--- start of COLLECTED MATERIAL ---
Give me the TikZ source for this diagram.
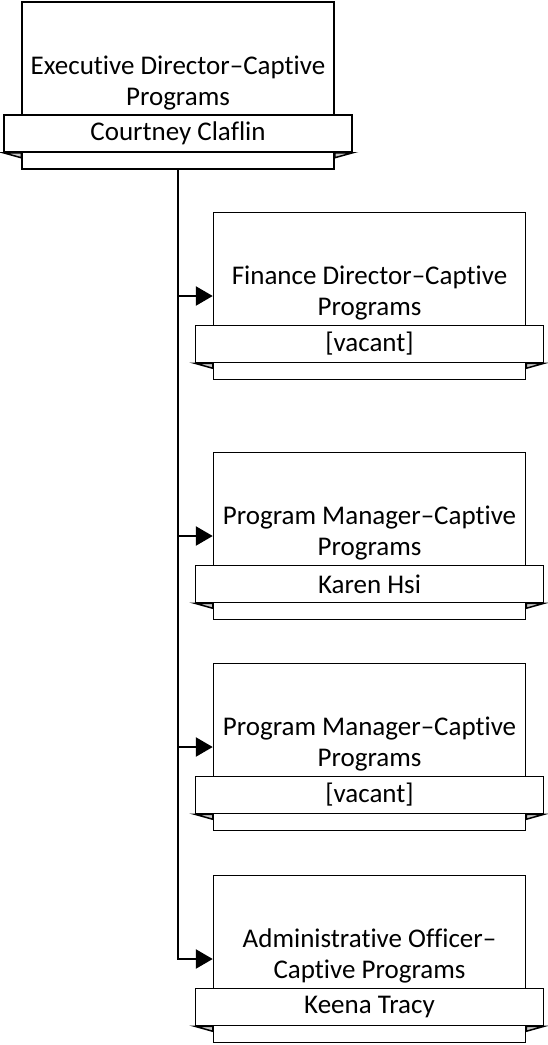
\documentclass[tikz,border=0pt]{standalone}
\usepackage{fontspec}
\setmainfont{Carlito}[Ligatures=NoCommon]
\usetikzlibrary{arrows.meta}
\usetikzlibrary{positioning}

\begin{document}
\begin{tikzpicture}[x=1pt,y=-1pt,
  posbox/.style={draw,line width=1.5pt,minimum width=312pt,minimum height=167pt,inner sep=0pt},
  namebar/.style={draw,fill=white,line width=1.5pt,minimum width=348pt,minimum height=37pt,inner sep=0pt,font=\fontsize{27}{31}\selectfont},
  title/.style={anchor=south,align=center,inner sep=0pt,font=\fontsize{27}{31}\selectfont},
  fold/.style={draw,fill=black!22,line width=1.5pt},
  link/.style={line width=2.6pt,-{Triangle[length=17pt,width=19pt]}}]
\useasboundingbox (0,0) rectangle (547,1045);
% executive
\node[posbox] (exec) at (178,85.5) {};
\node[namebar,below=113pt of exec.north,anchor=north] (execbar) {Courtney Claflin};
\node[title,above=4pt of execbar] (exectitle) {Executive Director--Captive\\Programs};
% finance
\node[posbox] (fin) at (369.5,296) {};
\node[namebar,below=113pt of fin.north,anchor=north] (finbar) {[vacant]};
\node[title,above=4pt of finbar] (fintitle) {Finance Director--Captive\\Programs};
% program managers
\node[posbox] (pmone) at (369.5,536) {};
\node[namebar,below=113pt of pmone.north,anchor=north] (pmonebar) {Karen Hsi};
\node[title,above=4pt of pmonebar] (pmonetitle) {Program Manager--Captive\\Programs};
\node[posbox] (pmtwo) at (369.5,747) {};
\node[namebar,below=113pt of pmtwo.north,anchor=north] (pmtwobar) {[vacant]};
\node[title,above=4pt of pmtwobar] (pmtwotitle) {Program Manager--Captive\\Programs};
% admin
\node[posbox] (admin) at (369.5,959) {};
\node[namebar,below=113pt of admin.north,anchor=north] (adminbar) {Keena Tracy};
\node[title,above=4pt of adminbar] (admintitle) {Administrative Officer--\\Captive Programs};
% banner folds
\filldraw[fold] (execbar.south west) -- ++(18,5) -- ++(0,-5) -- cycle;
\filldraw[fold] (execbar.south east) -- ++(-18,5) -- ++(0,-5) -- cycle;
\filldraw[fold] (finbar.south west) -- ++(18,5) -- ++(0,-5) -- cycle;
\filldraw[fold] (finbar.south east) -- ++(-18,5) -- ++(0,-5) -- cycle;
\filldraw[fold] (pmonebar.south west) -- ++(18,5) -- ++(0,-5) -- cycle;
\filldraw[fold] (pmonebar.south east) -- ++(-18,5) -- ++(0,-5) -- cycle;
\filldraw[fold] (pmtwobar.south west) -- ++(18,5) -- ++(0,-5) -- cycle;
\filldraw[fold] (pmtwobar.south east) -- ++(-18,5) -- ++(0,-5) -- cycle;
\filldraw[fold] (adminbar.south west) -- ++(18,5) -- ++(0,-5) -- cycle;
\filldraw[fold] (adminbar.south east) -- ++(-18,5) -- ++(0,-5) -- cycle;
% reporting lines
\draw[link] (exec.south) |- (fin.west);
\draw[link] (exec.south) |- (pmone.west);
\draw[link] (exec.south) |- (pmtwo.west);
\draw[link] (exec.south) |- (admin.west);
\end{tikzpicture}
\end{document}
--- end of COLLECTED MATERIAL ---
WHAT THE TASK ASKS =>
Every line above should be returned word for word, with the pictures left behind.

WRITTEN ANSWER =>
Give me the TikZ source for this diagram.
\documentclass[tikz,border=0pt]{standalone}
\usepackage{fontspec}
\setmainfont{Carlito}[Ligatures=NoCommon]
\usetikzlibrary{arrows.meta}
\usetikzlibrary{positioning}

\begin{document}
\begin{tikzpicture}[x=1pt,y=-1pt,
  posbox/.style={draw,line width=1.5pt,minimum width=312pt,minimum height=167pt,inner sep=0pt},
  namebar/.style={draw,fill=white,line width=1.5pt,minimum width=348pt,minimum height=37pt,inner sep=0pt,font=\fontsize{27}{31}\selectfont},
  title/.style={anchor=south,align=center,inner sep=0pt,font=\fontsize{27}{31}\selectfont},
  fold/.style={draw,fill=black!22,line width=1.5pt},
  link/.style={line width=2.6pt,-{Triangle[length=17pt,width=19pt]}}]
\useasboundingbox (0,0) rectangle (547,1045);
% executive
\node[posbox] (exec) at (178,85.5) {};
\node[namebar,below=113pt of exec.north,anchor=north] (execbar) {Courtney Claflin};
\node[title,above=4pt of execbar] (exectitle) {Executive Director--Captive\\Programs};
% finance
\node[posbox] (fin) at (369.5,296) {};
\node[namebar,below=113pt of fin.north,anchor=north] (finbar) {[vacant]};
\node[title,above=4pt of finbar] (fintitle) {Finance Director--Captive\\Programs};
% program managers
\node[posbox] (pmone) at (369.5,536) {};
\node[namebar,below=113pt of pmone.north,anchor=north] (pmonebar) {Karen Hsi};
\node[title,above=4pt of pmonebar] (pmonetitle) {Program Manager--Captive\\Programs};
\node[posbox] (pmtwo) at (369.5,747) {};
\node[namebar,below=113pt of pmtwo.north,anchor=north] (pmtwobar) {[vacant]};
\node[title,above=4pt of pmtwobar] (pmtwotitle) {Program Manager--Captive\\Programs};
% admin
\node[posbox] (admin) at (369.5,959) {};
\node[namebar,below=113pt of admin.north,anchor=north] (adminbar) {Keena Tracy};
\node[title,above=4pt of adminbar] (admintitle) {Administrative Officer--\\Captive Programs};
% banner folds
\filldraw[fold] (execbar.south west) -- ++(18,5) -- ++(0,-5) -- cycle;
\filldraw[fold] (execbar.south east) -- ++(-18,5) -- ++(0,-5) -- cycle;
\filldraw[fold] (finbar.south west) -- ++(18,5) -- ++(0,-5) -- cycle;
\filldraw[fold] (finbar.south east) -- ++(-18,5) -- ++(0,-5) -- cycle;
\filldraw[fold] (pmonebar.south west) -- ++(18,5) -- ++(0,-5) -- cycle;
\filldraw[fold] (pmonebar.south east) -- ++(-18,5) -- ++(0,-5) -- cycle;
\filldraw[fold] (pmtwobar.south west) -- ++(18,5) -- ++(0,-5) -- cycle;
\filldraw[fold] (pmtwobar.south east) -- ++(-18,5) -- ++(0,-5) -- cycle;
\filldraw[fold] (adminbar.south west) -- ++(18,5) -- ++(0,-5) -- cycle;
\filldraw[fold] (adminbar.south east) -- ++(-18,5) -- ++(0,-5) -- cycle;
% reporting lines
\draw[link] (exec.south) |- (fin.west);
\draw[link] (exec.south) |- (pmone.west);
\draw[link] (exec.south) |- (pmtwo.west);
\draw[link] (exec.south) |- (admin.west);
\end{tikzpicture}
\end{document}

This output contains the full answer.